7. It is well settled that a Benamidar is bound by the decision against the real owner, so also a Benamidar can represent the real owner. But the question involved in the present revisions is that the petitioner was not a party to O. S. No. 48/71-1 and has obtained a decree subsequently. The decree in O. S. No. 48/71-1 is being executed and the executing court cannot go behind the decree and has to execute it as it stands, unless the decree is nullity. Undoubtedly the court which passed the decree has jurisdiction to pass such a decree and the decree is not against a dead man. Simply because the Court did not implead the present petitioner as a party to that suit, it cannot be said that the decree is a nullity or without jurisdiction. There was ample opportunity for the present petitioner to challenge the validity of the decree either on the ground of res judicata or on any other relevant ground of law by instituting a separate suit when the petitioner did not choose to prefer an appeal with the leave of the appellate court against the decree in that suit. The petitioner has now filed the petitions under Section 151 C. P. C. and the executing court has rightly held that the petitioner has no locus standi to move the executing court on the grounds stated in his petitions and the executing court cannot go behind the decree which still stands as a valid decree and has not been declared by a competent court as invalid and the decree has also not yet been set aside.
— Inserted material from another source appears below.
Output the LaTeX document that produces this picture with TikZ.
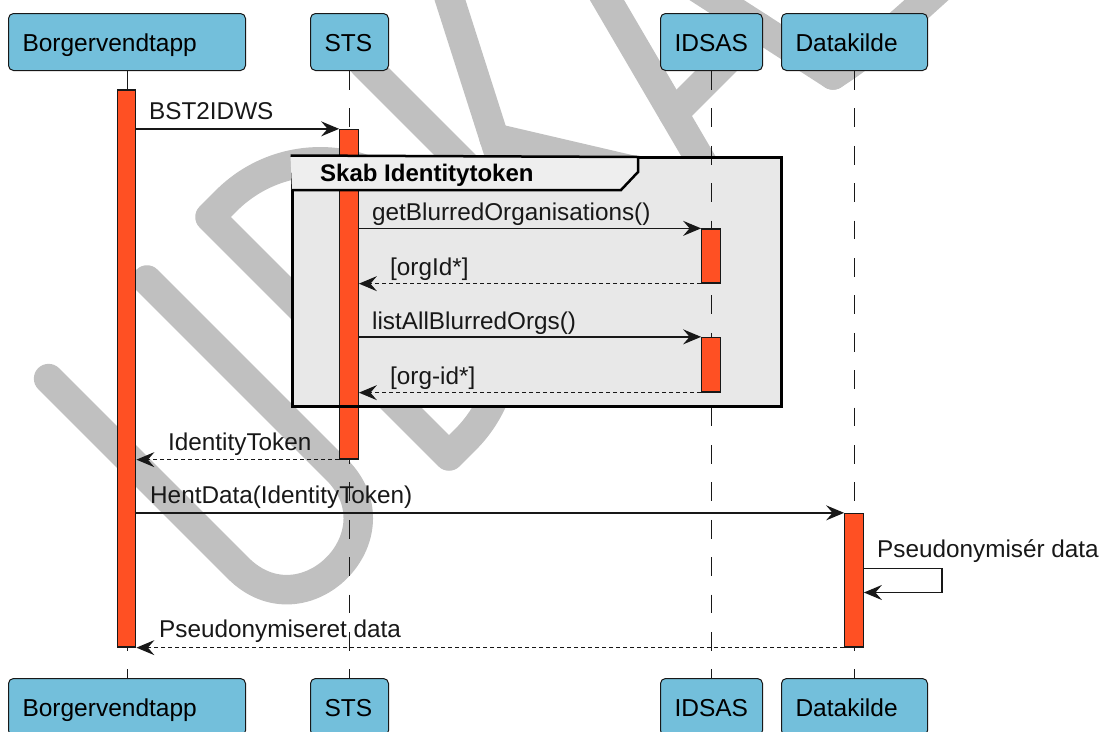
\documentclass[tikz,border=0pt]{standalone}
\usepackage{fontspec}
\setmainfont{Liberation Sans}
\usetikzlibrary{arrows.meta}
\definecolor{pfill}{RGB}{115,191,219}
\definecolor{afill}{RGB}{255,80,35}
\definecolor{ink}{RGB}{24,24,24}
\definecolor{wm}{RGB}{192,192,192}
\definecolor{grpfill}{RGB}{232,232,232}
\definecolor{tabfill}{RGB}{238,238,238}
\begin{document}
\begin{tikzpicture}[x=1pt,y=-1pt,
  pbox/.style={draw=ink, line width=1pt, fill=pfill, rounded corners=5pt,
    minimum height=57pt, inner xsep=14pt, inner ysep=0pt,
    text height=24pt, text depth=5pt, align=left,
    font=\fontsize{24.5}{29}\selectfont, anchor=north west},
  lifeline/.style={draw=ink, line width=1pt, dash pattern=on 18.7pt off 18.7pt},
  act/.style={draw=ink, line width=1.3pt, fill=afill, minimum width=18.5pt, inner sep=0pt},
  msg/.style={draw=ink, line width=1.3pt, -{Stealth[length=18pt,width=15pt,inset=6.5pt]}},
  ret/.style={msg, dash pattern=on 4pt off 3pt},
  lbl/.style={font=\fontsize{24.3}{28}\selectfont, inner sep=0pt, anchor=base west, text=ink},
  wmk/.style={draw=wm, line width=29.5pt, line cap=round, line join=round}
]
\useasboundingbox (0,0) rectangle (1099,731);
\fill[white] (0,0) rectangle (1099,731);

% watermark
\draw[wmk] (48.6,378.6) -- (238,568) .. controls (303.7,633.7) and (402.3,535.2) .. (336.6,469.5) -- (147,280);
\draw[wmk] (210,217) -- (449,456) -- (465.3,439.7) .. controls (517.2,387.8) and (517.2,303.6) .. (465.3,251.7)
  -- (414.4,200.8) .. controls (362.4,148.8) and (278.2,148.8) .. (226.3,200.7) -- cycle;
\draw[wmk] (363.5,63.5) -- (602.5,302.5);
\draw[wmk] (444.4,-17.5) -- (520.5,220.5);
\draw[wmk] (494,138) -- (715,189.5);
\draw[wmk] (717,188) -- (540.5,-113.5) -- (833,75);
\draw[wmk] (673.5,113.5) -- (759.4,27.6);
\draw[wmk] (833,75) .. controls (880,45) and (920,5) .. (960,-30);

% group body fill
\fill[grpfill] (292,157) rectangle (781,406);

% participants
\node[pbox, text width=209pt] (pB) at (8,13) {Borgervendtapp};
\node[pbox, text width=50pt] (pS) at (310,13) {STS};
\node[pbox, text width=74pt] (pI) at (660,13) {IDSAS};
\node[pbox, text width=118pt] (pD) at (781,13) {Datakilde};
\node[pbox, text width=209pt] (qB) at (8,678) {Borgervendtapp};
\node[pbox, text width=50pt] (qS) at (310,678) {STS};
\node[pbox, text width=74pt] (qI) at (660,678) {IDSAS};
\node[pbox, text width=118pt] (qD) at (781,678) {Datakilde};

% lifelines
\draw[lifeline] (pB.south) -- (qB.north);
\draw[lifeline] (pS.south) -- (qS.north);
\draw[lifeline] (pI.south) -- (qI.north);
\draw[lifeline] (pD.south) -- (qD.north);

% activations
\node[act, minimum height=557pt] (aB) at (126.5,368.5) {};
\node[act, minimum height=329.5pt] (aS) at (349,294.25) {};
\node[act, minimum height=54pt] (aI1) at (711,256) {};
\node[act, minimum height=54.5pt] (aI2) at (711,364.75) {};
\node[act, minimum height=133.5pt] (aD) at (854,580.25) {};

% group frame
\node[draw=black, line width=3pt, minimum width=489pt, minimum height=249pt, inner sep=0pt] (grp) at (536.5,281.5) {};
\filldraw[fill=tabfill, draw=black, line width=2.5pt, line join=miter] (grp.north west) -- (638,157) -- (638,172) -- (621,190) -- (292,190);
\node[font=\bfseries\fontsize{24}{28}\selectfont, inner sep=0pt, anchor=base west] (gt) at (320,181.5) {Skab Identitytoken};

% messages
\coordinate (selfout) at (942,568.5);
\coordinate (selfin) at (942,592.5);
\draw[msg] (aB.east |- aS.north) -- (aS.north west);
\draw[msg] (aS.east |- aI1.north) -- (aI1.north west);
\draw[ret] (aI1.south west) -- (aS.east |- aI1.south);
\draw[msg] (aS.east |- aI2.north) -- (aI2.north west);
\draw[ret] (aI2.south west) -- (aS.east |- aI2.south);
\draw[ret] (aS.south west) -- (aB.east |- aS.south);
\draw[msg] (aB.east |- aD.north) -- (aD.north west);
\draw[msg] (aD.east |- selfout) -- (selfout) -- (selfin) -- (aD.east |- selfin);
\draw[ret] (aD.south west) -- (aB.south east);

% labels
\node[lbl] (l1) at (149,119.5) {BST2IDWS};
\node[lbl] (l2) at (372,220.5) {getBlurredOrganisations()};
\node[lbl] (l3) at (390,275.5) {[orgId*]};
\node[lbl] (l4) at (372,329.5) {listAllBlurredOrgs()};
\node[lbl] (l5) at (390,384) {[org-id*]};
\node[lbl] (l6) at (168,450) {IdentityToken};
\node[lbl] (l7) at (150,503.5) {HentData(IdentityToken)};
\node[lbl] (l8) at (877,557) {Pseudonymisér data};
\node[lbl] (l9) at (159,637) {Pseudonymiseret data};
\end{tikzpicture}
\end{document}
The order of the executing court does not appear to be illegal nor there has been illegal exercise of jurisdiction, or material irregularity in exercise of jurisdiction. Accordingly, I hold that there is no compelling reason to interfere with the orders of the court below. 8. The revisions, therefore, fail and are accordingly dismissed. In the circumstances of the case, there will be no order as to costs.